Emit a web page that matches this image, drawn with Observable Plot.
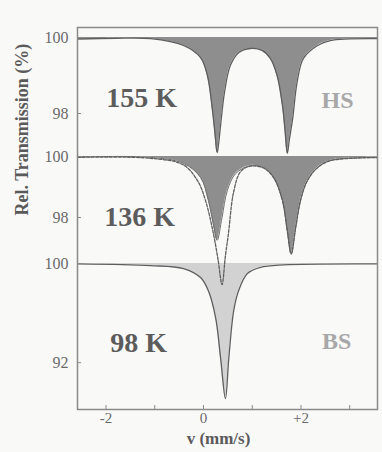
<!DOCTYPE html>
<html><head><meta charset="utf-8">
<script src="https://cdn.jsdelivr.net/npm/d3@7"></script>
<script src="https://cdn.jsdelivr.net/npm/@observablehq/plot@0.6"></script>
<style>
body{margin:0;background:#f9f9f8;}
#chart{width:382px;height:452px;}
</style>
</head><body><div id="chart"></div>
<script>
// Panels (stacked spectra, each with its own transmission scale)
const panelNames = ["155 K", "136 K", "98 K"];
const panelBase = [0, -3.13, -5.95];      // stacking offset of each panel's 100 % line
const panelScale = [1, 0.803, 0.326];     // relative vertical scale of each panel
const panelLabelV = [-1.27, -1.31, -1.33];
const panelLabelT = [98.42, 98.0, 93.6];

const stateNames = ["HS", "BS"];
const statePanel = [0, 2];
const stateV = [2.75, 2.73];
const stateT = [98.34, 93.7];

// 155 K spectrum (HS doublet)
const v155 = [-2.58, -1.8, -1.09, -0.41, -0.06, 0.08, 0.18, 0.23, 0.28, 0.31, 0.35, 0.43, 0.55, 0.72, 0.96, 1.2, 1.37, 1.51, 1.62, 1.67, 1.72, 1.76, 1.83, 1.92, 2.05, 2.34, 2.6, 3.57];
const t155 = [99.96, 99.98, 99.97, 99.79, 99.47, 99.0, 98.13, 97.55, 96.97, 97.2, 97.68, 98.55, 99.26, 99.6, 99.71, 99.66, 99.45, 99.0, 98.21, 97.6, 96.95, 97.3, 97.87, 98.82, 99.45, 99.79, 99.92, 99.97];

// 136 K: HS component (grey) and total spectrum
const vHS136 = [-2.58, -1.09, -0.41, -0.06, 0.1, 0.2, 0.28, 0.38, 0.49, 0.66, 0.96, 1.23, 1.44, 1.62, 1.72, 1.8, 1.89, 1.99, 2.13, 2.34, 2.6, 3.57];
const tHS136 = [99.98, 99.97, 99.77, 99.31, 98.56, 97.8, 97.25, 98.0, 98.89, 99.44, 99.7, 99.64, 99.31, 98.56, 97.57, 96.82, 97.67, 98.56, 99.21, 99.64, 99.87, 99.97];
const vTot136 = [-2.58, -1.09, -0.41, -0.12, 0.04, 0.2, 0.3, 0.38, 0.45, 0.51, 0.62, 0.76, 0.96, 1.23, 1.44, 1.62, 1.72, 1.8, 1.89, 1.99, 2.13, 2.34, 2.6, 3.57];
const tTot136 = [99.97, 99.94, 99.72, 99.2, 98.56, 97.5, 96.6, 95.8, 96.75, 97.45, 98.85, 99.5, 99.68, 99.62, 99.3, 98.55, 97.55, 96.8, 97.65, 98.55, 99.2, 99.63, 99.86, 99.96];

// 98 K spectrum (LS line)
const v98 = [-2.58, -1.09, -0.41, -0.06, 0.1, 0.25, 0.35, 0.45, 0.52, 0.62, 0.72, 0.9, 1.17, 1.64, 3.57];
const t98 = [99.98, 99.84, 99.6, 98.87, 97.8, 95.6, 92.4, 89.1, 92.4, 96.2, 97.8, 99.2, 99.7, 99.9, 99.98];

// Axis ticks
const yTickT = [100, 98, 100, 98, 100, 92];
const yTickPanel = [0, 0, 1, 1, 2, 2];
const xTicks = [-2, -1, 0, 1, 2, 3];
const xLabelTicks = [-2, 0, 2];
const xLabelText = ["-2", "0", "+2"];

// ---- build tables ----
const toY = (p, t) => panelBase[p] + panelScale[p] * (t - 100);
const rows = (vs, ts, p) => vs.map((v, i) => ({v, y: toY(p, ts[i]), base: panelBase[p]}));
const d155 = rows(v155, t155, 0);
const dHS136 = rows(vHS136, tHS136, 1);
const dTot136 = rows(vTot136, tTot136, 1);
const d98 = rows(v98, t98, 2);

const yTickPos = yTickT.map((t, i) => toY(yTickPanel[i], t));
const yTickLabel = new Map(yTickPos.map((p, i) => [p, String(yTickT[i])]));
const xTickLabel = new Map(xLabelTicks.map((x, i) => [x, xLabelText[i]]));

const panelLabels = panelNames.map((n, i) => ({n, v: panelLabelV[i], y: toY(i, panelLabelT[i])}));
const stateLabels = stateNames.map((n, i) => ({n, v: stateV[i], y: toY(statePanel[i], stateT[i])}));

const serif = "'Liberation Serif', 'DejaVu Serif', serif";
const curve = "catmull-rom";

const chart = Plot.plot({
  width: 382, height: 452,
  marginTop: 27, marginBottom: 43, marginLeft: 77, marginRight: 5,
  x: {domain: [-2.585, 3.57]},
  y: {domain: [-9.79, 0.263]},
  style: {fontFamily: serif, color: "#6a6a6a", background: "transparent", overflow: "visible"},
  marks: [
    Plot.areaY(d155, {x: "v", y1: "base", y2: "y", fill: "#8e8e8e", curve}),
    Plot.areaY(dHS136, {x: "v", y1: "base", y2: "y", fill: "#8e8e8e", curve}),
    Plot.areaY(d98, {x: "v", y1: "base", y2: "y", fill: "#d2d2d2", curve}),
    Plot.line(d155, {x: "v", y: "y", stroke: "#5e5e5e", strokeWidth: 1.3, curve}),
    Plot.line(dHS136, {x: "v", y: "y", stroke: "#6e6e6e", strokeWidth: 1, curve}),
    Plot.line(dTot136, {x: "v", y: "y", stroke: "#5e5e5e", strokeWidth: 1.3, strokeDasharray: "3,1.5", curve}),
    Plot.line(d98, {x: "v", y: "y", stroke: "#5e5e5e", strokeWidth: 1.3, curve}),
    Plot.frame({stroke: "#8a8a8a", strokeWidth: 1.5}),
    Plot.axisY({ticks: yTickPos, tickSize: -4, tickFormat: () => "", stroke: "#8a8a8a"}),
    Plot.axisY({ticks: yTickPos, tickSize: 0, tickPadding: 9, fontSize: 16, tickFormat: d => yTickLabel.get(d), fill: "#6a6a6a"}),
    Plot.axisX({ticks: xTicks, tickSize: -4, tickFormat: () => "", stroke: "#8a8a8a", label: null}),
    Plot.axisX({ticks: xLabelTicks, tickSize: 0, tickPadding: 3, fontSize: 15, tickFormat: d => xTickLabel.get(d), fill: "#6a6a6a", label: null}),
    Plot.text(["Rel. Transmission (%)"], {frameAnchor: "left", dx: -55, dy: -3, rotate: -90, fontSize: 18, fontWeight: "bold", fill: "#5a5a5a"}),
    Plot.text(["v (mm/s)"], {frameAnchor: "bottom", dy: 34, dx: -9, fontSize: 17, fontWeight: "bold", fill: "#5a5a5a"}),
    Plot.text(panelLabels, {x: "v", y: "y", text: "n", fontSize: 28, fontWeight: "bold", fill: "#5c5c5c"}),
    Plot.text(stateLabels, {x: "v", y: "y", text: "n", fontSize: 24, fontWeight: "bold", fill: "#a8a8a8"})
  ]
});
document.getElementById("chart").append(chart);
</script>
</body></html>
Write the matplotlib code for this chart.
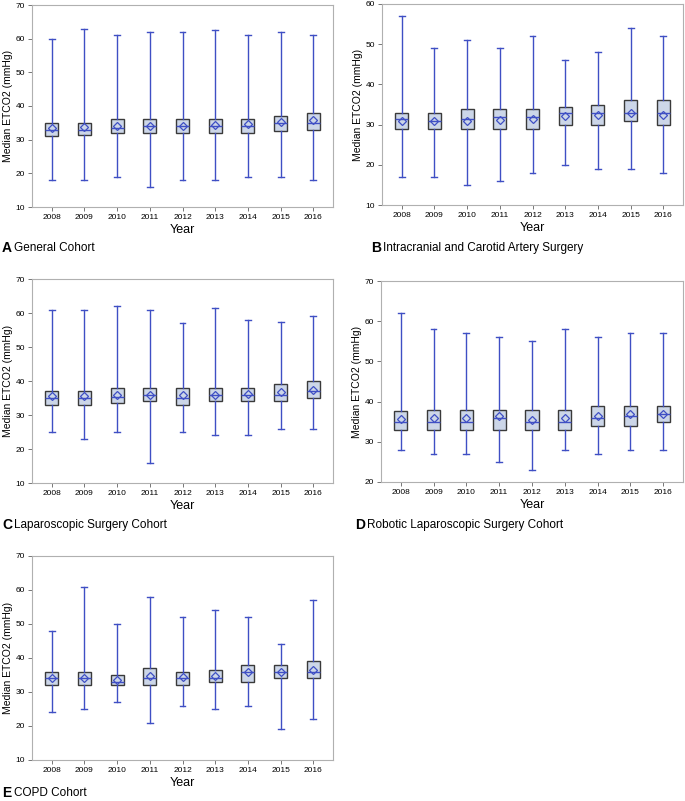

------------------------

_Written request_
Leave out the pictures, then repeat the listing above exactly from its first line to the line with "const stateT = [98.34, 93.7];", inclusive.

_Exercise output_
Emit a web page that matches this image, drawn with Observable Plot.
<!DOCTYPE html>
<html><head><meta charset="utf-8">
<script src="https://cdn.jsdelivr.net/npm/d3@7"></script>
<script src="https://cdn.jsdelivr.net/npm/@observablehq/plot@0.6"></script>
<style>
body{margin:0;background:#f9f9f8;}
#chart{width:382px;height:452px;}
</style>
</head><body><div id="chart"></div>
<script>
// Panels (stacked spectra, each with its own transmission scale)
const panelNames = ["155 K", "136 K", "98 K"];
const panelBase = [0, -3.13, -5.95];      // stacking offset of each panel's 100 % line
const panelScale = [1, 0.803, 0.326];     // relative vertical scale of each panel
const panelLabelV = [-1.27, -1.31, -1.33];
const panelLabelT = [98.42, 98.0, 93.6];

const stateNames = ["HS", "BS"];
const statePanel = [0, 2];
const stateV = [2.75, 2.73];
const stateT = [98.34, 93.7];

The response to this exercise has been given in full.